7- Taking proactive steps to protect and preserve the integrity of our natural environment. This should include legally securing the Queen's Chain and not authorizing any development that restricts the access of Saint Lucians to our beaches or that dramatically changes the environmental or cultural dynamics of the surrounding areas. It should also involve designating sites of critical ecological, historical or cultural significance as Protected Areas and placing strict guidelines about the types of development that will be permitted in these areas. Moreover, the autonomy and authority of institutions such as the Saint Lucia National Trust and the Folk Research Centre must be respected and fiercely protected so that they may be able to play their important role of protecting the patrimony of our country.
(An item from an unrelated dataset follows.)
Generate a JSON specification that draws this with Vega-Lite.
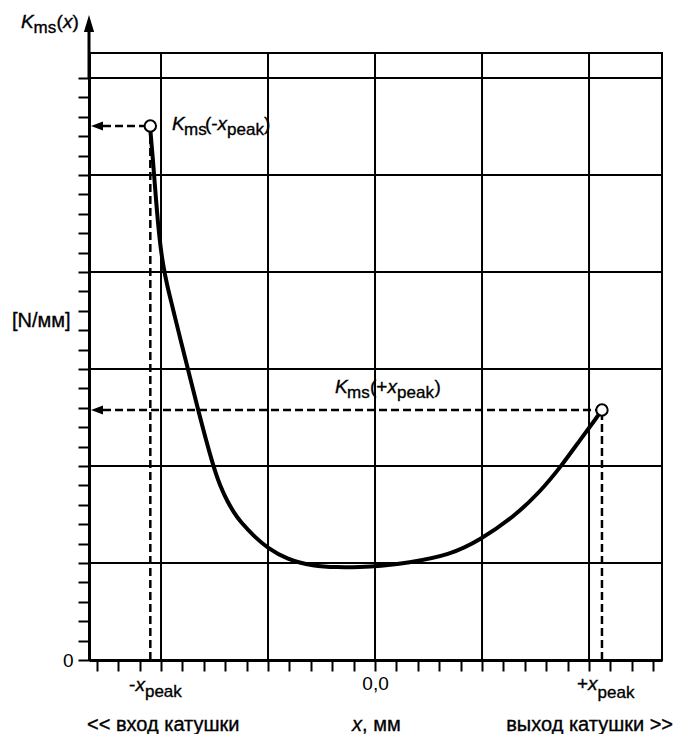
{
  "$schema": "https://vega.github.io/schema/vega-lite/v6.json",
  "width": 573,
  "height": 607,
  "autosize": {"type": "none"},
  "padding": {"left": 89, "top": 53, "right": 13, "bottom": 74},
  "background": "white",
  "config": {
    "view": {"stroke": "black", "strokeWidth": 2},
    "font": "Liberation Sans",
    "text": {"font": "Liberation Sans", "color": "black", "stroke": "black", "strokeWidth": 0.35}
  },
  "datasets": {
    "curve": [
      {"x": -2.103, "y": 5.505}, {"x": -2.075, "y": 5.155}, {"x": -2.047, "y": 4.742},
      {"x": -2.014, "y": 4.33}, {"x": -1.981, "y": 4.072}, {"x": -1.944, "y": 3.866},
      {"x": -1.897, "y": 3.66}, {"x": -1.822, "y": 3.32}, {"x": -1.748, "y": 3.0},
      {"x": -1.654, "y": 2.577}, {"x": -1.514, "y": 2.0}, {"x": -1.449, "y": 1.8},
      {"x": -1.383, "y": 1.64}, {"x": -1.318, "y": 1.52}, {"x": -1.262, "y": 1.43},
      {"x": -1.121, "y": 1.265}, {"x": -1.009, "y": 1.16}, {"x": -0.822, "y": 1.035},
      {"x": -0.579, "y": 0.969}, {"x": -0.355, "y": 0.955}, {"x": -0.14, "y": 0.958},
      {"x": 0.047, "y": 0.969}, {"x": 0.299, "y": 1.0}, {"x": 0.701, "y": 1.082},
      {"x": 0.981, "y": 1.237}, {"x": 1.29, "y": 1.47}, {"x": 1.542, "y": 1.732},
      {"x": 1.748, "y": 2.01}, {"x": 1.916, "y": 2.268}, {"x": 2.075, "y": 2.505},
      {"x": 2.121, "y": 2.577}
    ],
    "peaks": [{"x": -2.1, "y": 5.505}, {"x": 2.121, "y": 2.577}],
    "vgrid": [
      {"x": -2, "y": 0, "y2": 6.258}, {"x": -1, "y": 0, "y2": 6.258}, {"x": 0, "y": 0, "y2": 6.258},
      {"x": 1, "y": 0, "y2": 6.258}, {"x": 2, "y": 0, "y2": 6.258}
    ],
    "hgrid": [
      {"y": 1, "x": -2.673, "x2": 2.682}, {"y": 2, "x": -2.673, "x2": 2.682}, {"y": 3, "x": -2.673, "x2": 2.682},
      {"y": 4, "x": -2.673, "x2": 2.682}, {"y": 5, "x": -2.673, "x2": 2.682}, {"y": 6, "x": -2.673, "x2": 2.682}
    ],
    "vdash": [{"x": -2.1, "y": 0, "y2": 5.505}, {"x": 2.121, "y": 0, "y2": 2.577}],
    "hdash": [{"y": 5.505, "x": -2.542, "x2": -2.1}, {"y": 2.577, "x": -2.542, "x2": 2.121}],
    "arrows": [{"x": -2.598, "y": 5.505}, {"x": -2.598, "y": 2.577}],
    "yaxisext": [{"x": -2.673, "y": 6.0, "y2": 6.5}],
    "yarrow": [{"x": -2.673, "y": 6.562}],
    "labels": [
      {"x": -3.308, "y": 6.515, "t": "K", "k": "it"},
      {"x": -3.191, "y": 6.464, "t": "ms", "k": "sub"},
      {"x": -2.977, "y": 6.515, "t": "(", "k": "main"},
      {"x": -2.916, "y": 6.515, "t": "x", "k": "it"},
      {"x": -2.827, "y": 6.515, "t": ")", "k": "main"},
      {"x": -3.393, "y": 3.433, "t": "[N/мм]", "k": "bottom"},
      {"x": -2.299, "y": -0.32, "t": "-", "k": "main"},
      {"x": -2.238, "y": -0.32, "t": "x", "k": "it"},
      {"x": -2.15, "y": -0.381, "t": "peak", "k": "sub"},
      {"x": 1.888, "y": -0.309, "t": "+", "k": "main"},
      {"x": 1.991, "y": -0.309, "t": "x", "k": "it"},
      {"x": 2.08, "y": -0.392, "t": "peak", "k": "sub"},
      {"x": -1.897, "y": 5.464, "t": "K", "k": "it"},
      {"x": -1.785, "y": 5.412, "t": "ms", "k": "sub"},
      {"x": -1.589, "y": 5.464, "t": "(-", "k": "main"},
      {"x": -1.472, "y": 5.464, "t": "x", "k": "it"},
      {"x": -1.383, "y": 5.412, "t": "peak", "k": "sub"},
      {"x": -1.037, "y": 5.464, "t": ")", "k": "main"},
      {"x": -0.374, "y": 2.753, "t": "K", "k": "it"},
      {"x": -0.262, "y": 2.701, "t": "ms", "k": "sub"},
      {"x": -0.047, "y": 2.753, "t": "(+", "k": "main"},
      {"x": 0.117, "y": 2.753, "t": "x", "k": "it"},
      {"x": 0.206, "y": 2.701, "t": "peak", "k": "sub"},
      {"x": 0.556, "y": 2.753, "t": ")", "k": "main"},
      {"x": -2.692, "y": -0.732, "t": "<< вход катушки", "k": "bottom"},
      {"x": -0.215, "y": -0.732, "t": "x", "k": "bottomit"},
      {"x": -0.121, "y": -0.732, "t": ", мм", "k": "bottom"},
      {"x": 2.785, "y": -0.732, "t": "выход катушки >>", "k": "bottomright"}
    ]
  },
  "encoding": {
    "x": {
      "field": "x", "type": "quantitative",
      "scale": {"domain": [-2.673, 2.682], "nice": false, "zero": false},
      "axis": {
        "title": null,
        "values": [-2.6, -2.4, -2.2, -2, -1.8, -1.6, -1.4, -1.2, -1, -0.8, -0.6, -0.4, -0.2, 0, 0.2, 0.4, 0.6, 0.8, 1, 1.2, 1.4, 1.6, 1.8, 2, 2.2, 2.4, 2.6],
        "labelExpr": "datum.value == 0 ? '0,0' : ''",
        "labelFont": "Liberation Sans", "labelFontSize": 19, "labelColor": "black",
        "labelPadding": 3, "labelOverlap": false, "labelFlush": false, "labelDx": -3,
        "grid": false, "tickSize": 11, "tickWidth": 2, "tickColor": "black",
        "domainColor": "black", "domainWidth": 3
      }
    },
    "y": {
      "field": "y", "type": "quantitative",
      "scale": {"domain": [0, 6.258], "nice": false, "zero": false},
      "axis": {
        "title": null,
        "values": [0, 0.2, 0.4, 0.6, 0.8, 1, 1.2, 1.4, 1.6, 1.8, 2, 2.2, 2.4, 2.6, 2.8, 3, 3.2, 3.4, 3.6, 3.8, 4, 4.2, 4.4, 4.6, 4.8, 5, 5.2, 5.4, 5.6, 5.8, 6],
        "labelExpr": "datum.value == 0 ? '0' : ''",
        "labelFont": "Liberation Sans", "labelFontSize": 19, "labelColor": "black",
        "labelPadding": 5, "labelOverlap": false, "labelFlush": false,
        "grid": false, "tickSize": 11, "tickWidth": 2, "tickColor": "black",
        "domainColor": "black", "domainWidth": 3
      }
    }
  },
  "layer": [
    {
      "data": {"name": "vgrid"},
      "mark": {"type": "rule", "color": "black", "strokeWidth": 2},
      "encoding": {"y2": {"field": "y2"}}
    },
    {
      "data": {"name": "hgrid"},
      "mark": {"type": "rule", "color": "black", "strokeWidth": 2},
      "encoding": {"x2": {"field": "x2"}}
    },
    {
      "data": {"name": "yaxisext"},
      "mark": {"type": "rule", "color": "black", "strokeWidth": 3, "clip": false},
      "encoding": {"y2": {"field": "y2"}}
    },
    {
      "data": {"name": "yarrow"},
      "mark": {"type": "point", "shape": "M0,-1L-0.6,1L0.6,1Z", "filled": true, "color": "black", "size": 289, "opacity": 1, "clip": false},
      "encoding": {}
    },
    {
      "data": {"name": "vdash"},
      "mark": {"type": "rule", "color": "black", "strokeWidth": 2.5, "strokeDash": [8, 4]},
      "encoding": {"y2": {"field": "y2"}}
    },
    {
      "data": {"name": "hdash"},
      "mark": {"type": "rule", "color": "black", "strokeWidth": 2.5, "strokeDash": [8, 4]},
      "encoding": {"x2": {"field": "x2"}}
    },
    {
      "data": {"name": "arrows"},
      "mark": {"type": "point", "shape": "M-1,0L1,-0.75L1,0.75Z", "filled": true, "color": "black", "size": 144, "opacity": 1},
      "encoding": {}
    },
    {
      "data": {"name": "curve"},
      "mark": {"type": "line", "color": "black", "strokeWidth": 4, "interpolate": "basis"},
      "encoding": {}
    },
    {
      "data": {"name": "peaks"},
      "mark": {"type": "point", "shape": "circle", "filled": true, "fill": "white", "stroke": "black", "strokeWidth": 2, "size": 130, "opacity": 1},
      "encoding": {}
    },
    {
      "data": {"name": "labels"},
      "transform": [{"filter": "datum.k == 'main'"}],
      "mark": {"type": "text", "align": "left", "baseline": "alphabetic", "fontSize": 19},
      "encoding": {"text": {"field": "t"}}
    },
    {
      "data": {"name": "labels"},
      "transform": [{"filter": "datum.k == 'it'"}],
      "mark": {"type": "text", "align": "left", "baseline": "alphabetic", "fontSize": 19, "fontStyle": "italic"},
      "encoding": {"text": {"field": "t"}}
    },
    {
      "data": {"name": "labels"},
      "transform": [{"filter": "datum.k == 'sub'"}],
      "mark": {"type": "text", "align": "left", "baseline": "alphabetic", "fontSize": 17},
      "encoding": {"text": {"field": "t"}}
    },
    {
      "data": {"name": "labels"},
      "transform": [{"filter": "datum.k == 'bottom'"}],
      "mark": {"type": "text", "align": "left", "baseline": "alphabetic", "fontSize": 20},
      "encoding": {"text": {"field": "t"}}
    },
    {
      "data": {"name": "labels"},
      "transform": [{"filter": "datum.k == 'bottomit'"}],
      "mark": {"type": "text", "align": "left", "baseline": "alphabetic", "fontSize": 20, "fontStyle": "italic"},
      "encoding": {"text": {"field": "t"}}
    },
    {
      "data": {"name": "labels"},
      "transform": [{"filter": "datum.k == 'bottomright'"}],
      "mark": {"type": "text", "align": "right", "baseline": "alphabetic", "fontSize": 20},
      "encoding": {"text": {"field": "t"}}
    }
  ]
}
8- Dramatically reducing the political polarization in our society. We cannot progress as a Small Island Developing State if we view every issue through heavily tinted political lens. Every Saint Lucian, regardless of political affiliation, has a right to access and benefit from every service and opportunity available in our country. There must be an end to both bias and victimization in the award of contracts, the employment of persons, the award of scholarships and other training opportunities, and the provision of support services. Our country is too small and our human resource too limited for us to deny our country the services or inputs of individuals because of their political affiliation. We must create a more unified society.


9- Putting an end to corruption in government services and the wastage of scarce financial and technical resources through poor management of capital projects. There is potential for significant financial savings through more prudent management of capital works and the elimination of corruption. We must create more honest government.